As September begins and another school year rolls around I am usually asking myself the question “So, what will be different this year?” In amongst the answers are the new student faces we will greet in our classrooms and new colleagues we will also be helping to make the adjustment to life at Brentwood.
This year we also begin to implement our strategic plan for the school, a plan that has three primary academic objectives under the umbrella goal of becoming a “leading edge place of learning”. First, we are seeking to develop a coordinated professional development strategy that allows teachers time to workshop with each other and beyond the school, fostering a culture of even more professional growth and collaboration. Our ambition is for Brentwood to become a center for teacher conferences, educational research and a place to observe best practices in the field of teaching.
Second, we are looking to further infuse our curriculum with modules that exemplify the very best traits of modern teaching and learning. Revamping and evolving our curriculum will also require a teamwork approach as we connect together in departments, subject and grade groups. Projects that develop student skills, promote technological competencies and inspire a more authentic, student-centered approach to learning are high on the list of priorities.
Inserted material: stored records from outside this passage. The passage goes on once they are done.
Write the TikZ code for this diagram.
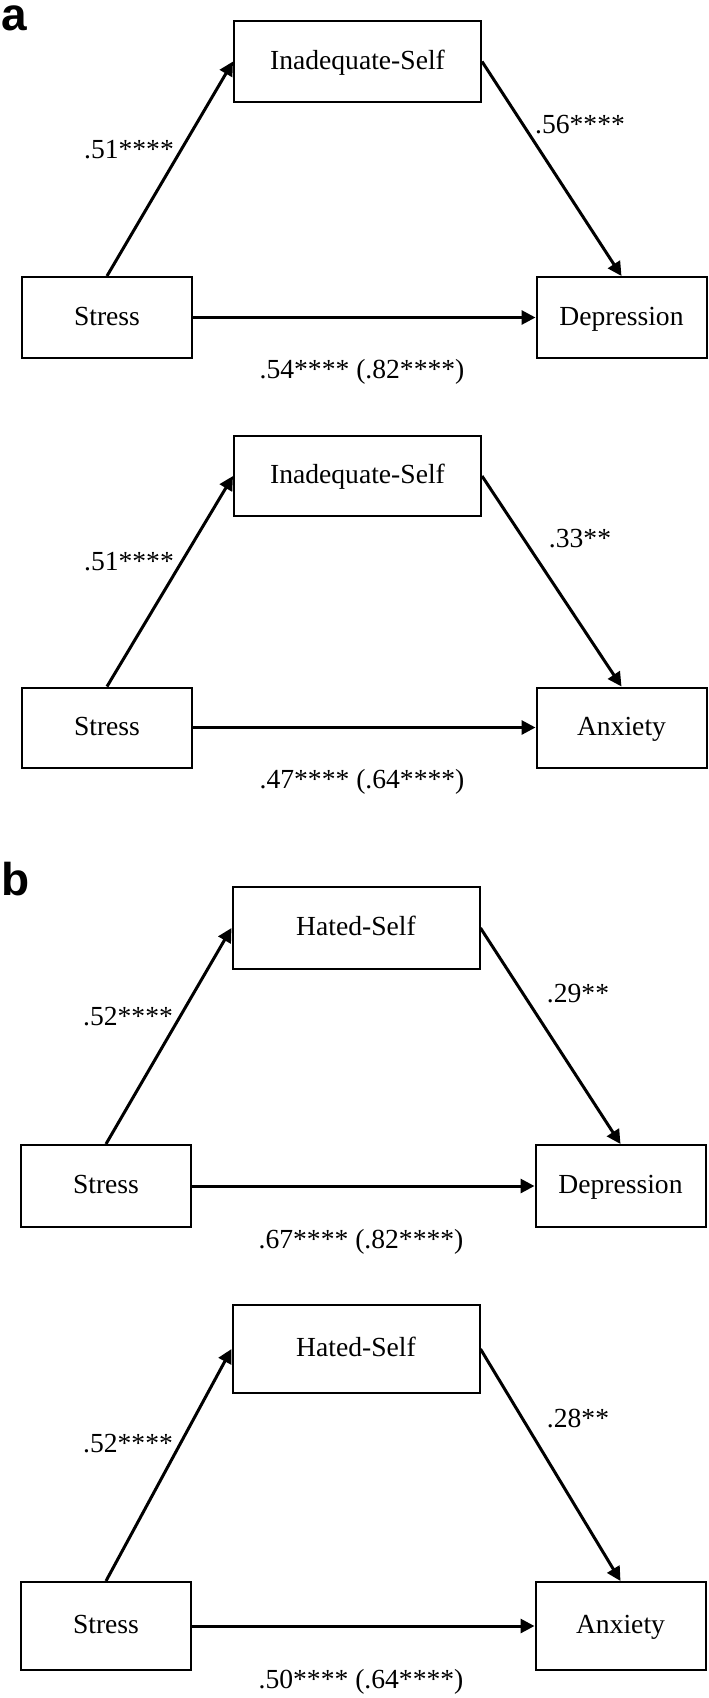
\documentclass[tikz,border=0pt]{standalone}
\usepackage{fontspec}
\setmainfont{Liberation Serif}
\newfontfamily\panelfont{Liberation Sans}
\usetikzlibrary{arrows.meta}
\newcommand{\varfont}{\fontsize{13.8pt}{16pt}\selectfont}

\tikzset{
  var/.style={draw, line width=1pt, inner sep=0pt, text height=0.75em, text depth=0pt, font=\varfont},
  medvar/.style={var, minimum width=123.5pt},
  endvar/.style={var, minimum width=85pt},
  effect/.style={line width=1.5pt, -{Triangle[length=7pt,width=7pt]}},
  coef/.style={anchor=base, inner sep=0pt, font=\varfont},
  panel/.style={anchor=base west, inner sep=0pt, font=\panelfont\bfseries\fontsize{23pt}{23pt}\selectfont}
}

\begin{document}
\begin{tikzpicture}[x=0.5pt, y=-0.5pt]
    \useasboundingbox (0,0) rectangle (708,1698);

    % panel a: inadequate-self -> depression
    \node[panel] (labA) at (1,30) {a};
    \node[medvar, minimum height=40.5pt] (inadDep) at (357.5,61.5) {Inadequate-Self};
    \node[endvar, minimum height=40.5pt] (stressDep) at (107,317.5) {Stress};
    \node[endvar, minimum height=40.5pt] (dep) at (621.5,317.5) {Depression};
    \draw[effect] (stressDep.north) -- (inadDep.west);
    \draw[effect] (inadDep.east) -- (dep.north);
    \draw[effect] (stressDep.east) -- (dep.west);
    \node[coef] (aInadDep) at (129,158) {.51****};
    \node[coef] (bInadDep) at (580,133) {.56****};
    \node[coef] (cInadDep) at (362,378) {.54**** (.82****)};

    % panel a: inadequate-self -> anxiety
    \node[medvar, minimum height=40pt] (inadAnx) at (357.5,476) {Inadequate-Self};
    \node[endvar, minimum height=40pt] (stressAnx) at (107,727.5) {Stress};
    \node[endvar, minimum height=40pt] (anx) at (621.5,727.5) {Anxiety};
    \draw[effect] (stressAnx.north) -- (inadAnx.west);
    \draw[effect] (inadAnx.east) -- (anx.north);
    \draw[effect] (stressAnx.east) -- (anx.west);
    \node[coef] (aInadAnx) at (129,570) {.51****};
    \node[coef] (bInadAnx) at (580,547) {.33**};
    \node[coef] (cInadAnx) at (362,788) {.47**** (.64****)};

    % panel b: hated-self -> depression
    \node[panel] (labB) at (1,895) {b};
    \node[medvar, minimum height=41pt] (hatDep) at (356,928) {Hated-Self};
    \node[endvar, minimum height=41pt] (stressHDep) at (106,1186) {Stress};
    \node[endvar, minimum height=41pt] (hdep) at (620.5,1186) {Depression};
    \draw[effect] (stressHDep.north) -- (hatDep.west);
    \draw[effect] (hatDep.east) -- (hdep.north);
    \draw[effect] (stressHDep.east) -- (hdep.west);
    \node[coef] (aHatDep) at (128,1025) {.52****};
    \node[coef] (bHatDep) at (578,1002) {.29**};
    \node[coef] (cHatDep) at (361,1248) {.67**** (.82****)};

    % panel b: hated-self -> anxiety
    \node[medvar, minimum height=44pt] (hatAnx) at (356,1349) {Hated-Self};
    \node[endvar, minimum height=44pt] (stressHAnx) at (106,1626) {Stress};
    \node[endvar, minimum height=44pt] (hanx) at (620.5,1626) {Anxiety};
    \draw[effect] (stressHAnx.north) -- (hatAnx.west);
    \draw[effect] (hatAnx.east) -- (hanx.north);
    \draw[effect] (stressHAnx.east) -- (hanx.west);
    \node[coef] (aHatAnx) at (128,1452) {.52****};
    \node[coef] (bHatAnx) at (578,1427) {.28**};
    \node[coef] (cHatAnx) at (361,1688) {.50**** (.64****)};
\end{tikzpicture}
\end{document}
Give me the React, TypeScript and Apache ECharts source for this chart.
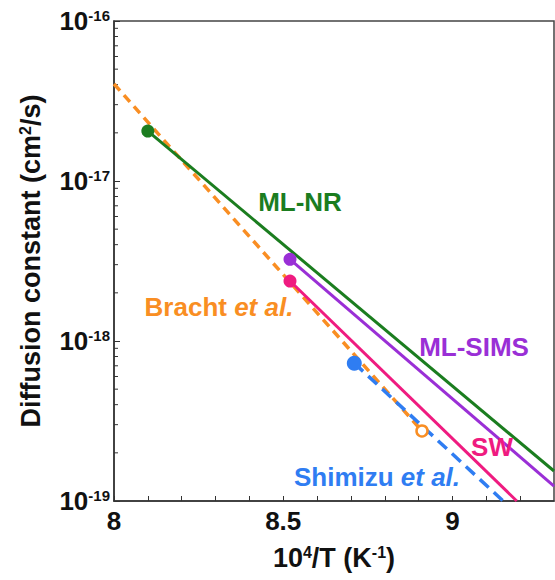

Third, we plan to support our students in a variety of new ways with, for example, a greater emphasis on study skills, more access to learning assistance, and a fostering of enrichment opportunities, both within and beyond the school and regular curriculum. It will require imagination, commitment over and above our regular day, a lot of creative endeavor and a “growth mindset” to see it through.
Last Friday, we made a start towards these lofty goals with a day of professional development as a faculty engaging with an excellent guest speaker, Mr Tom Schimmer, a former teacher, principal and now a full-time educational consultant and international presenter. His topic for our full-day seminar was assessment and his perspective was a fascinating one. It confirmed many of our notions about formative assessment, the feedback process that students and teachers generate during class time. Teachers constantly gauge student understanding in a variety of ways, but the importance of this and its overlap into the field of “homework” was news to many.
Practical ways to give thought-provoking and rapid feedback on written work were described and directed to departments in small groups as they discussed the main ideas of the day. Research apparently shows that the better the formative assessment process, the better the results on summative assessments (unit tests or exams). Grading and reporting practices were also discussed and the importance of emphasizing the “most recent” and “most frequent” evidence of learning as opposed to taking the “mean average” of all marks as is commonly practiced. This emphasizes the growth that students show over the year and enables us to more accurately assess how well they have mastered the learning outcomes.
Our follow up to the day will be to formulate a school wide philosophy on assessment, reporting and grading with departments framing their own guidelines to assist their members in the important task of assessing student learning and reporting it accurately to parents and other constituents.